I don’t like Sarmiento Comparing Facundo to Robs Pierre. I know very little of the man, except he was responsible for mass execution following the French revolution. Do they both kill a little excessively? Yea I guess so. But Facundo murdered to make people fear him and to feel powerful ect. I think it was very arbitrary kind of motivation for his mass murder. Robs Pierre wanted to wipe out possible threats to the new order, he did it for the sake of rational government and progress. Maybe Facundo and Rosas also committed mass murder for the sake of progress and rational liberal government. Sarmiento actually makes this point rather clearly, so yes it was necessary murder like that of Robs Pierre. Murder for the sake of progress. So maybe I change my mind.

It was boring, overly detailed, but Sarmiento admits this. So I can’t even talk about without it being trivial.
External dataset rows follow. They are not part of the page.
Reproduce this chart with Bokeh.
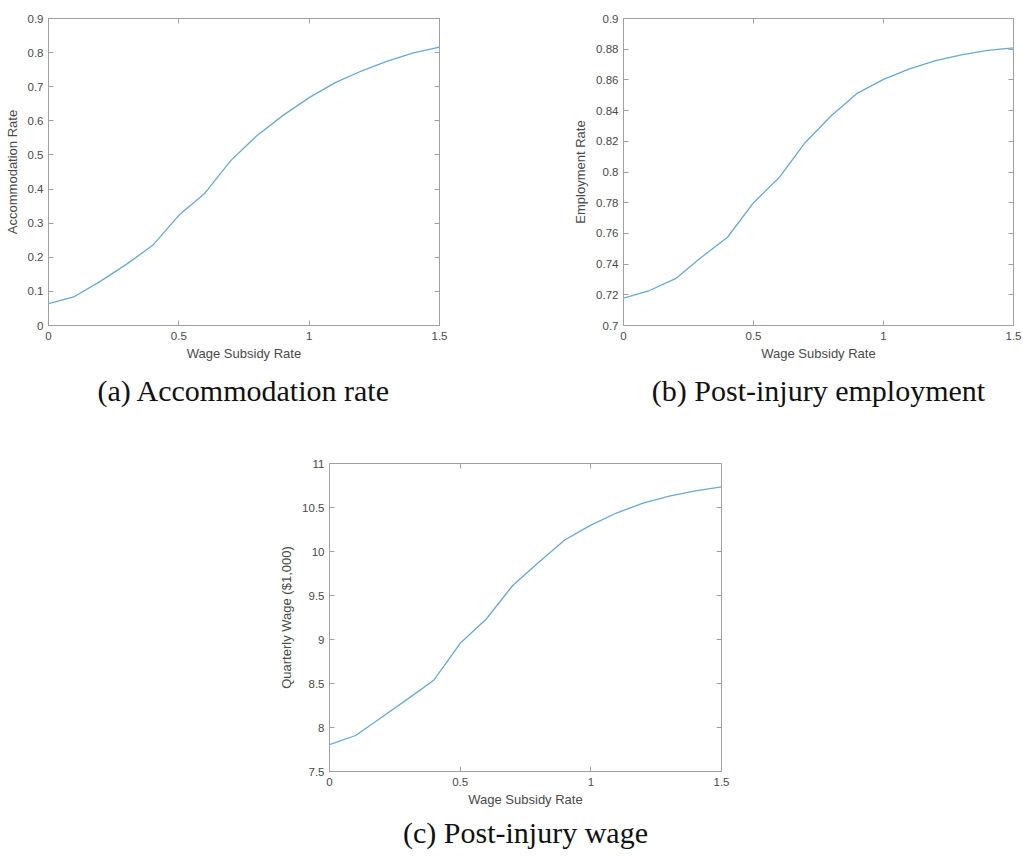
from bokeh.plotting import figure
from bokeh.layouts import column, row, Spacer
from bokeh.models import LinearAxis, FixedTicker, Range1d, Title, CustomJSTickFormatter
from bokeh.embed import file_html
from bokeh.resources import INLINE

subsidy = [0.0, 0.1, 0.2, 0.3, 0.4, 0.5, 0.6, 0.7, 0.8, 0.9, 1.0, 1.1, 1.2, 1.3, 1.4, 1.5]
accommodation = [0.064, 0.085, 0.130, 0.180, 0.235, 0.323, 0.388, 0.484, 0.557, 0.616,
                 0.668, 0.712, 0.746, 0.775, 0.799, 0.816]
employment = [0.7178, 0.7228, 0.7305, 0.7445, 0.7575, 0.7800, 0.7966, 0.8194, 0.8368, 0.8514,
              0.8603, 0.8672, 0.8726, 0.8763, 0.8792, 0.8809]
wage = [7.806, 7.909, 8.117, 8.325, 8.540, 8.957, 9.233, 9.611, 9.876, 10.130,
        10.300, 10.440, 10.550, 10.630, 10.690, 10.735]

x_ticks = [0, 0.5, 1, 1.5]
acc_ticks = [0, 0.1, 0.2, 0.3, 0.4, 0.5, 0.6, 0.7, 0.8, 0.9]
emp_ticks = [0.7, 0.72, 0.74, 0.76, 0.78, 0.8, 0.82, 0.84, 0.86, 0.88, 0.9]
wage_ticks = [7.5, 8, 8.5, 9, 9.5, 10, 10.5, 11]

captions = ["(a) Accommodation rate", "(b) Post-injury employment", "(c) Post-injury wage"]
y_labels = ["Accommodation Rate", "Employment Rate", "Quarterly Wage ($1,000)"]
x_label = "Wage Subsidy Rate"

LINE = "#68a9d8"
AX = "#a0a0a0"
TXT = "#4a4a4a"
FONT = "Liberation Sans"


def panel(y, yticks, ylab, cap, width, height, bl, br, bt, bb, standoff):
    p = figure(width=width, height=height, output_backend="svg", toolbar_location=None,
               x_range=Range1d(0, 1.5), y_range=Range1d(yticks[0], yticks[-1]),
               min_border_left=bl, min_border_right=br, min_border_top=bt, min_border_bottom=bb,
               x_axis_label=x_label, y_axis_label=ylab)
    p.grid.visible = False
    p.outline_line_color = AX
    p.background_fill_color = "white"
    p.border_fill_color = "white"
    p.line(subsidy, y, line_color=LINE, line_width=1.3)
    p.xaxis.ticker = FixedTicker(ticks=x_ticks)
    p.yaxis.ticker = FixedTicker(ticks=yticks)
    for ax in (p.xaxis[0], p.yaxis[0]):
        ax.axis_line_color = AX
        ax.major_tick_line_color = AX
        ax.major_tick_in = 5
        ax.major_tick_out = 0
        ax.minor_tick_line_color = None
        ax.major_label_text_font = FONT
        ax.major_label_text_font_size = "11.5px"
        ax.major_label_text_color = TXT
        ax.axis_label_text_font = FONT
        ax.axis_label_text_font_size = "13px"
        ax.axis_label_text_font_style = "normal"
        ax.axis_label_text_color = TXT
    p.xaxis[0].major_label_standoff = 6
    p.xaxis[0].axis_label_standoff = 3
    p.yaxis[0].major_label_standoff = 5
    p.yaxis[0].axis_label_standoff = 5
    blank = "return '';"
    top = LinearAxis(ticker=FixedTicker(ticks=x_ticks), formatter=CustomJSTickFormatter(code=blank),
                     axis_line_color=None, major_tick_line_color=AX, major_tick_in=5,
                     major_tick_out=0, minor_tick_line_color=None, major_label_standoff=0)
    right = LinearAxis(ticker=FixedTicker(ticks=yticks), formatter=CustomJSTickFormatter(code=blank),
                       axis_line_color=None, major_tick_line_color=AX, major_tick_in=5,
                       major_tick_out=0, minor_tick_line_color=None, major_label_standoff=0)
    p.add_layout(top, "above")
    p.add_layout(right, "right")
    p.add_layout(Title(text=cap, text_font="Liberation Serif", text_font_size="30px",
                       text_font_style="normal", text_color="#111111", align="center",
                       standoff=standoff), "below")
    return p


pa = panel(accommodation, acc_ticks, y_labels[0], captions[0], 560, 418, 48, 121, 18, 93, 16)
pb = panel(employment, emp_ticks, y_labels[1], captions[1], 463, 418, 63, 10, 18, 93, 16)
pc = panel(wage, wage_ticks, y_labels[2], captions[2], 465, 438, 48, 20, 45, 85, 8)

layout = column(row(pa, pb), row(Spacer(width=276, height=438), pc))

open("out.html", "w").write(file_html(layout, INLINE))
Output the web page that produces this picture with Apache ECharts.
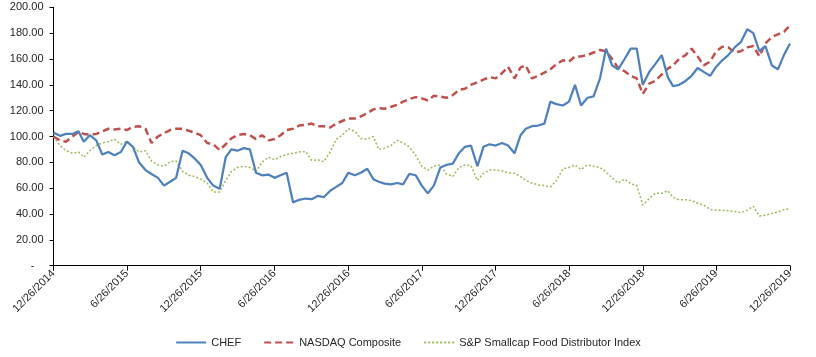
<!DOCTYPE html>
<html>
<head>
<meta charset="utf-8">
<script src="https://cdn.jsdelivr.net/npm/echarts@6/dist/echarts.min.js"></script>
<style>
html,body{margin:0;padding:0;background:#fff;}
#chart{width:816px;height:357px;}
</style>
</head>
<body>
<div id="chart"></div>
<script>
// Half-monthly observation dates, 12/26/2014 .. 12/26/2019 (26th and 11th of each month)
const dates = [];
for (let m = 0; m <= 60; m++) {
  const d26 = new Date(2014, 11 + m, 26);
  dates.push(d26);
  if (m < 60) dates.push(new Date(2014, 12 + m, 11));
}

// Tick label dates (every 6 months)
const tickDates = ['2014-12-26','2015-06-26','2015-12-26','2016-06-26','2016-12-26','2017-06-26',
                   '2017-12-26','2018-06-26','2018-12-26','2019-06-26','2019-12-26'];

const seriesNames = ['CHEF', 'NASDAQ Composite', 'S&P Smallcap Food Distributor Index'];

const chef = [
  103, 100.5, 102, 102, 104, 96, 101, 97, 86, 88,
  85.5, 88, 96, 92, 80, 74, 71, 68, 62, 65,
  68, 89, 87, 83, 78, 68, 62, 59.5, 84, 90,
  89, 91, 90, 72, 70, 70.5, 68, 70, 72, 49,
  51, 52, 51.5, 54, 53, 58, 61, 64, 72, 70,
  72, 75, 67, 65, 63.5, 63, 64, 63, 71, 70,
  62, 56, 62, 76, 78, 79, 87, 92, 93, 77,
  92, 94, 93, 95, 93, 87, 101, 106, 108, 108.5,
  110, 127, 125, 124, 127, 140, 124, 130, 131, 145,
  168, 155, 152, 160, 168, 168, 140, 150, 156, 163,
  146, 139, 140, 143, 147, 153, 150, 147, 154, 159,
  163, 169, 173, 183, 180, 166, 170, 155, 152, 163,
  172
];

const nasdaq = [
  100, 97, 96, 100, 103.5, 102, 101.5, 102, 104, 106,
  105.5, 106, 105, 107.5, 108, 106, 95, 100, 102.5, 105,
  106, 106, 104.5, 103, 101, 95, 94, 89.5, 94, 98.5,
  101, 102, 101, 98, 101, 97, 98, 101, 105, 106,
  108.5, 109, 110, 108, 108, 107, 110, 112, 114, 114,
  115.5, 118, 121, 122, 121.5, 123, 124.5, 127, 129, 130.5,
  129.5, 128, 131.5, 131, 130, 132, 136, 137, 140, 142,
  144, 146, 145, 149, 154, 145, 153.5, 155, 145, 147,
  149.5, 152, 156, 159, 158, 162, 162, 163, 165, 167,
  166, 160, 153, 150.5, 147, 145, 133, 141, 143, 148,
  152.5, 155, 160, 163, 168, 162, 155, 158, 166, 169.5,
  169, 165, 166, 169, 170, 162, 172, 177, 179, 181,
  186
];

const spFood = [
  100, 93, 89, 87, 88, 84, 89, 93, 95, 96,
  98, 94, 96, 92, 88, 89, 81, 78, 77, 80.5,
  81, 73, 70, 69, 67, 64, 57, 57, 66, 73,
  76, 77, 76, 73, 80, 84, 82, 84.5, 86, 87,
  88, 88.5, 81.5, 82, 80.5, 88, 98, 101, 106, 104,
  98.5, 98, 100, 90, 91, 93, 97, 95, 92, 85.5,
  77, 74, 77, 78, 71, 69, 76, 78, 77.5, 66,
  71.5, 74, 74, 73.5, 72, 71.5, 69, 66, 64, 62.5,
  62, 61, 66, 75, 76, 78, 74.5, 78, 77, 76,
  72.5, 68, 64, 67, 63.5, 62, 47, 52, 56, 56,
  58, 53, 51, 51, 50.5, 48.3, 47, 43.5, 43, 43,
  42.5, 42, 41, 43, 46, 38.5, 39, 40.5, 41.5, 43.5,
  44
];

const colors = ['#4F81BD', '#C0504D', '#9BBB59'];
const FONT = "'Liberation Sans', Arial, sans-serif";

function pair(vals) { return dates.map((d, i) => [d.getTime(), vals[i]]); }
function fmtDate(v) { const d = new Date(v); return (d.getMonth() + 1) + '/' + d.getDate() + '/' + d.getFullYear(); }
const tickTimes = tickDates.map(s => { const p = s.split('-'); return new Date(+p[0], +p[1] - 1, +p[2]).getTime(); });

const chart = echarts.init(document.getElementById('chart'), null, { renderer: 'canvas' });
chart.setOption({
  animation: false,
  backgroundColor: '#ffffff',
  grid: { left: 53.5, right: 26, top: 7.3, bottom: 91.3, containLabel: false, outerBoundsMode: 'none' },
  xAxis: {
    type: 'value',
    min: tickTimes[0],
    max: tickTimes[tickTimes.length - 1],
    splitLine: { show: false },
    axisLine: { lineStyle: { color: '#000', width: 1 } },
    axisTick: { show: true, length: 5, lineStyle: { color: '#000' }, customValues: tickTimes },
    axisLabel: {
      customValues: tickTimes,
      rotate: 45, margin: 6, color: '#262626', fontSize: 11, fontFamily: FONT,
      formatter: v => fmtDate(v), hideOverlap: false, showMinLabel: true, showMaxLabel: true
    }
  },
  yAxis: {
    type: 'value', min: 0, max: 200, interval: 20,
    splitLine: { show: false },
    axisLine: { show: true, lineStyle: { color: '#000', width: 1 } },
    axisTick: { show: true, length: 4, lineStyle: { color: '#000' } },
    axisLabel: {
      color: '#262626', fontSize: 11, fontFamily: FONT, margin: 10,
      formatter: v => v === 0 ? '-   ' : v.toFixed(2)
    }
  },
  legend: {
    bottom: 4, left: 'center', itemWidth: 30, itemHeight: 10, itemGap: 22,
    itemStyle: { opacity: 0 },
    textStyle: { color: '#262626', fontSize: 11, fontFamily: FONT },
    data: seriesNames
  },
  series: [
    { name: seriesNames[0], type: 'line', data: pair(chef), symbol: 'none', z: 3,
      lineStyle: { color: colors[0], width: 2.25 }, itemStyle: { color: colors[0] } },
    { name: seriesNames[1], type: 'line', data: pair(nasdaq), symbol: 'none', z: 2,
      lineStyle: { color: colors[1], width: 2.5, type: [7, 4] }, itemStyle: { color: colors[1] } },
    { name: seriesNames[2], type: 'line', data: pair(spFood), symbol: 'none', z: 1,
      lineStyle: { color: colors[2], width: 1.5, type: [2, 2] }, itemStyle: { color: colors[2] } }
  ]
});
</script>
</body>
</html>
At some point in the book it talks about how Rosas is able to get us to believe things by repeating them over and over again. “Death to the Unitarists” and that kind of thing. Is Sarmiento using the tricks of the dictator on the reader? Is he trying to trick me into believing everything he has to say? Or did he do this on purpose, so I’ll see on two levels how this repetition technique works. I see the technique overtly described as a practice of Rosas, and then I see the technique actually put to used in the work itself…

Tuesday, January 15, 2008

Facundo first half

I just thought I would warn you that I’m not an English or literature major. So hopefully you’ll not be too critical of the mediocre rambling that has already began and which will continue on for the next 28 or so minutes. If it’s not to late I would actually recommend looking at the next persons blog. But If you are committed to hearing what I have to say, then there is no sense in stalling any longer.
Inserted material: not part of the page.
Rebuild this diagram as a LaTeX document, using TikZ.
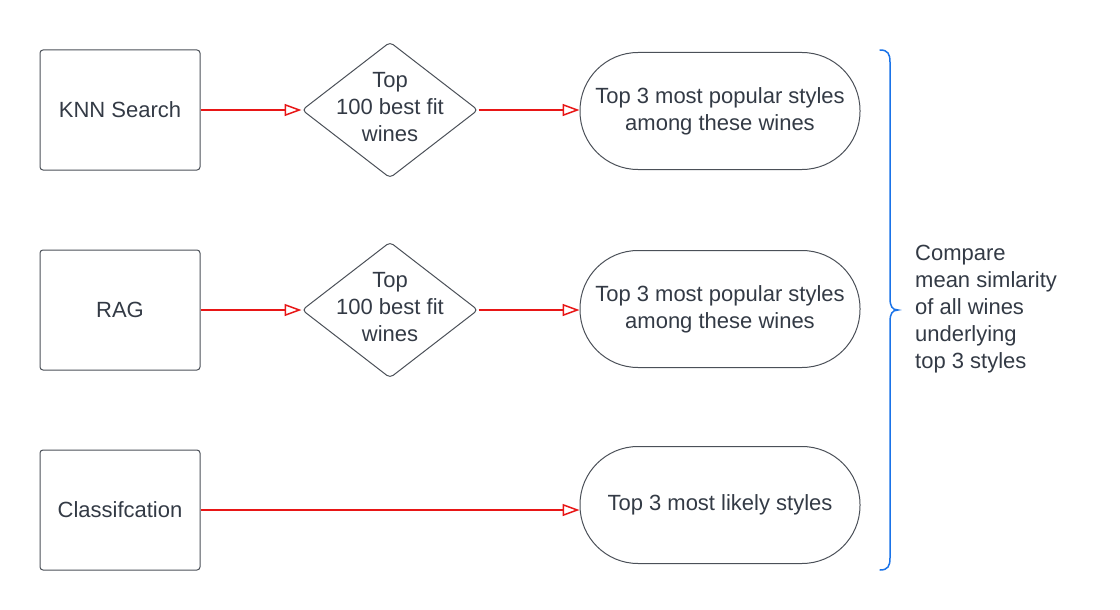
\documentclass[tikz,border=0pt]{standalone}
\usepackage{fontspec}
\setmainfont{Liberation Sans}
\usetikzlibrary{shapes.geometric,arrows.meta}
\definecolor{edgegray}{RGB}{75,80,88}
\definecolor{txtgray}{RGB}{51,58,69}
\definecolor{flowred}{RGB}{232,22,22}
\definecolor{braceblue}{RGB}{26,115,232}
\tikzset{
  base/.style={draw=edgegray,line width=1pt,text=txtgray,font=\fontsize{22}{27}\selectfont,align=center},
  srcbox/.style={base,rectangle,rounded corners=3pt,minimum width=160pt,minimum height=120pt},
  dia/.style={base,diamond,rounded corners=4pt,minimum width=176pt,minimum height=136pt,inner sep=0pt},
  pill/.style={base,rectangle,rounded corners=58pt,minimum width=280pt,minimum height=117pt},
  lbl/.style={text=txtgray,font=\fontsize{22}{27}\selectfont,align=center,inner sep=0pt},
  flow/.style={draw=flowred,line width=1.5pt,-{Triangle[open,length=17pt,width=12pt,line width=1.5pt]}},
}
\begin{document}
\begin{tikzpicture}[x=1pt,y=-1pt]
\useasboundingbox (0,0) rectangle (1120,610);
\node[srcbox] (knn) at (120,110) {KNN Search};
\node[srcbox] (rag) at (120,310) {RAG};
\node[srcbox] (cls) at (120,510) {Classifcation};
\node[dia] (d1) at (390,110) {};
\node[lbl] (d1t) at (390,107) {Top\\100 best fit\\wines};
\node[dia] (d2) at (390,310) {};
\node[lbl] (d2t) at (390,307) {Top\\100 best fit\\wines};
\node[pill] (p1) at (720,111) {Top 3 most popular styles\\among these wines};
\node[pill] (p2) at (720,309) {Top 3 most popular styles\\among these wines};
\node[pill] (p3) at (720,505) {Top 3 most likely styles};
\draw[flow] (knn.east) -- (d1.west);
\draw[flow] (d1.east) -- (d1.east -| p1.west);
\draw[flow] (rag.east) -- (d2.west);
\draw[flow] (d2.east) -- (d2.east -| p2.west);
\draw[flow] (cls.east) -- (cls.east -| p3.west);
\coordinate (bt) at (880,50);
\coordinate (bm) at (898,310);
\coordinate (bb) at (880,570);
\draw[braceblue,line width=1.5pt,line cap=round]
  (bt) .. controls (888,50) and (890,54) .. (890,62) -- (890,298)
  .. controls (890,306) and (892,310) .. (bm)
  .. controls (892,310) and (890,314) .. (890,322) -- (890,558)
  .. controls (890,566) and (888,570) .. (bb);
\node[lbl,align=left,anchor=west] (cmp) at (915,309) {Compare\\mean simlarity\\of all wines\\underlying\\top 3 styles};
\end{tikzpicture}
\end{document}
At the start of chapter one Sarmiento describes how in Argentina it can be hard for one to see where the sky meets the earth. The boundary is obstructed by forest. I feel like he is saying in Argentina it is unclear to see how progression can take place. The transition from earth to the sky might be clear in other places, but here it is tricky and one cannot quite make out how it happens. And I think all of chapter one can be seen as an account or explanation of why this transition is difficult in this place.

The reason why this place is not civilized is a characteristic of it’s geography. The immense open and inhabitable space makes it unnecessary to form communities. Sarmiento suggest that the gathering of people to work to solve problems is the foundation of civilization. But in this place we do not get that. When people gather here, the purpose is to compete and triumph over one another. And it seems a different kind of civilization will arise from these types of gatherings, that will perhaps possess the savage nature of their origin.
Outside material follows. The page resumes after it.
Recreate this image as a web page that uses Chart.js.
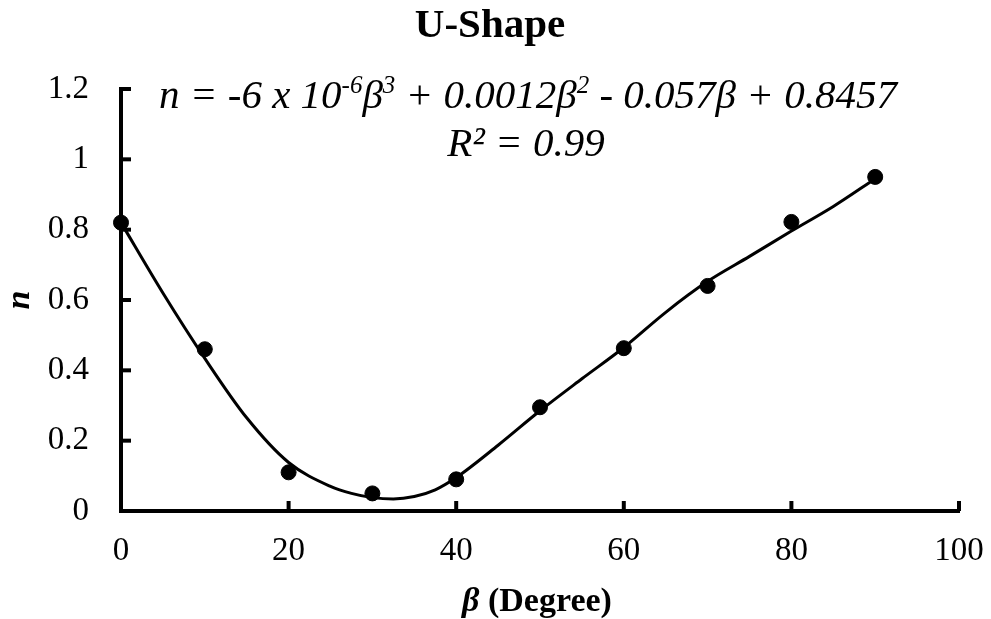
<!DOCTYPE html>
<html>
<head>
<meta charset="utf-8">
<title>U-Shape</title>
<script src="https://cdn.jsdelivr.net/npm/chart.js@4.4.1/dist/chart.umd.min.js"></script>
<style>
  html, body { margin: 0; padding: 0; background: #fff; }
  #wrap { width: 991px; height: 619px; }
</style>
</head>
<body>
<div id="wrap"><canvas id="uShapeChart" width="991" height="619"></canvas></div>
<script>
// measured n at each inclination angle
const angles = [0, 10, 20, 30, 40, 50, 60, 70, 80, 90];
const nValues = [0.82, 0.46, 0.11, 0.05, 0.09, 0.295, 0.463, 0.64, 0.822, 0.95];

// smoothed trend line through the measurements
const fitAngles = [0, 5, 10, 15, 20, 25, 27.5, 30, 32.5, 35, 37.5, 40, 45, 50, 55, 60, 65, 70, 75, 80, 85, 90];
const fitValues = [0.82, 0.62, 0.434, 0.265, 0.138, 0.07, 0.05, 0.038, 0.034, 0.041, 0.06, 0.095, 0.187, 0.285, 0.376, 0.465, 0.565, 0.653, 0.724, 0.796, 0.866, 0.945];

const xTicks = [0, 20, 40, 60, 80, 100];
const yTicks = [0, 0.2, 0.4, 0.6, 0.8, 1, 1.2];

const SERIF = '"Liberation Serif", "Times New Roman", serif';

// tick marks pointing into the plot area
const innerTicks = {
  id: 'innerTicks',
  afterDraw(chart) {
    const {ctx, chartArea, scales} = chart;
    ctx.save();
    ctx.strokeStyle = '#000';
    ctx.lineWidth = 4;
    ctx.lineCap = 'butt';
    yTicks.slice(1).forEach(v => {
      const y = scales.y.getPixelForValue(v);
      ctx.beginPath();
      ctx.moveTo(chartArea.left, y);
      ctx.lineTo(chartArea.left + 10, y);
      ctx.stroke();
    });
    xTicks.slice(1).forEach(v => {
      const x = scales.x.getPixelForValue(v);
      ctx.beginPath();
      ctx.moveTo(x, chartArea.bottom);
      ctx.lineTo(x, chartArea.bottom - 10);
      ctx.stroke();
    });
    ctx.restore();
  }
};

// title, x axis title with italic beta, and the regression equation
const textLayer = {
  id: 'textLayer',
  afterDraw(chart) {
    const {ctx, chartArea} = chart;
    ctx.save();
    ctx.fillStyle = '#000';
    ctx.textBaseline = 'alphabetic';

    ctx.textAlign = 'center';
    ctx.font = 'bold 41px ' + SERIF;
    ctx.fillText('U-Shape', 490, 37);

    ctx.textAlign = 'left';
    // "β (Degree)"
    const fBeta = 'italic bold 34px ' + SERIF;
    const fRest = 'bold 34px ' + SERIF;
    ctx.font = fBeta;
    const wBeta = ctx.measureText('β').width;
    ctx.font = fRest;
    const wRest = ctx.measureText(' (Degree)').width;
    let x = (chartArea.left + chartArea.right) / 2 - 3 - (wBeta + wRest) / 2;
    ctx.font = fBeta;
    ctx.fillText('β', x, 611);
    ctx.font = fRest;
    ctx.fillText(' (Degree)', x + wBeta, 611);

    // equation, runs of [text, superscript?]
    const size = 41;
    const runs = [
      ['n = -6 x 10', false], ['-6', true], ['β', false], ['3', true],
      [' + 0.0012β', false], ['2', true], [' - 0.057β + 0.8457', false]
    ];
    const base = 'italic ' + size + 'px ' + SERIF;
    const sup = 'italic ' + Math.round(size * 0.6) + 'px ' + SERIF;
    let total = 0;
    runs.forEach(([t, s]) => { ctx.font = s ? sup : base; total += ctx.measureText(t).width; });
    x = 528 - total / 2;
    runs.forEach(([t, s]) => {
      ctx.font = s ? sup : base;
      ctx.fillText(t, x, s ? 108 - size * 0.36 : 108);
      x += ctx.measureText(t).width;
    });
    ctx.font = base;
    ctx.textAlign = 'center';
    ctx.fillText('R² = 0.99', 526, 156);
    ctx.restore();
  }
};

new Chart(document.getElementById('uShapeChart'), {
  type: 'scatter',
  data: {
    datasets: [
      {
        label: 'n',
        data: angles.map((a, i) => ({x: a, y: nValues[i]})),
        backgroundColor: '#000',
        borderColor: '#000',
        pointRadius: 7.5,
        pointHoverRadius: 7.5,
        clip: false
      },
      {
        label: 'trend',
        data: fitAngles.map((a, i) => ({x: a, y: fitValues[i]})),
        showLine: true,
        borderColor: '#000',
        borderWidth: 3,
        pointRadius: 0,
        cubicInterpolationMode: 'monotone',
        fill: false,
        clip: false
      }
    ]
  },
  options: {
    responsive: false,
    animation: false,
    devicePixelRatio: 1,
    layout: { padding: { left: 0, right: 32, top: 89, bottom: 0 } },
    plugins: {
      legend: { display: false },
      tooltip: { enabled: false },
      title: { display: false }
    },
    scales: {
      x: {
        type: 'linear',
        min: 0,
        max: 100,
        afterBuildTicks: s => { s.ticks = xTicks.map(v => ({value: v})); },
        afterFit: s => { s.height = 108; s.paddingLeft = 0; s.paddingRight = 0; },
        grid: { display: false, drawTicks: false },
        border: { display: true, width: 4, color: '#000' },
        ticks: {
          color: '#000',
          padding: 21,
          maxRotation: 0,
          font: { family: SERIF, size: 33 }
        }
      },
      y: {
        type: 'linear',
        min: 0,
        max: 1.2,
        afterBuildTicks: s => { s.ticks = yTicks.map(v => ({value: v})); },
        afterFit: s => { s.width = 121; },
        grid: { display: false, drawTicks: false },
        border: { display: true, width: 4, color: '#000' },
        title: {
          display: true,
          text: 'n',
          color: '#000',
          font: { family: SERIF, size: 34, style: 'italic', weight: 'bold' },
          padding: { top: 0, bottom: 0 }
        },
        ticks: {
          color: '#000',
          padding: 32,
          font: { family: SERIF, size: 33 },
          callback: v => String(Math.round(v * 10) / 10)
        }
      }
    }
  },
  plugins: [innerTicks, textLayer]
});
</script>
</body>
</html>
The pastoral way of life described seems to remind me of Hobbes’s state of nature where life is “nasty broodish and short”(something like that). Sarmiento says that here people expect violent death, and they are in constant fear. Hobbes state of nature seems to describe the paradigm of backwardness. When he published the leviathan I think he was actually questioned as to whether such a state could ever really exist. But here it is, in Argentina.

The strange thing is that in this state of nature, contrary to what Hobbes described, the people weren’t compelled to enter into a contract and create government. (There was government and law, I just mean, there wasn’t really any ultimate sovereign. When it came down to it, people answered to the authority of caravan drivers, or to their own authority, but not fundamentally to the law).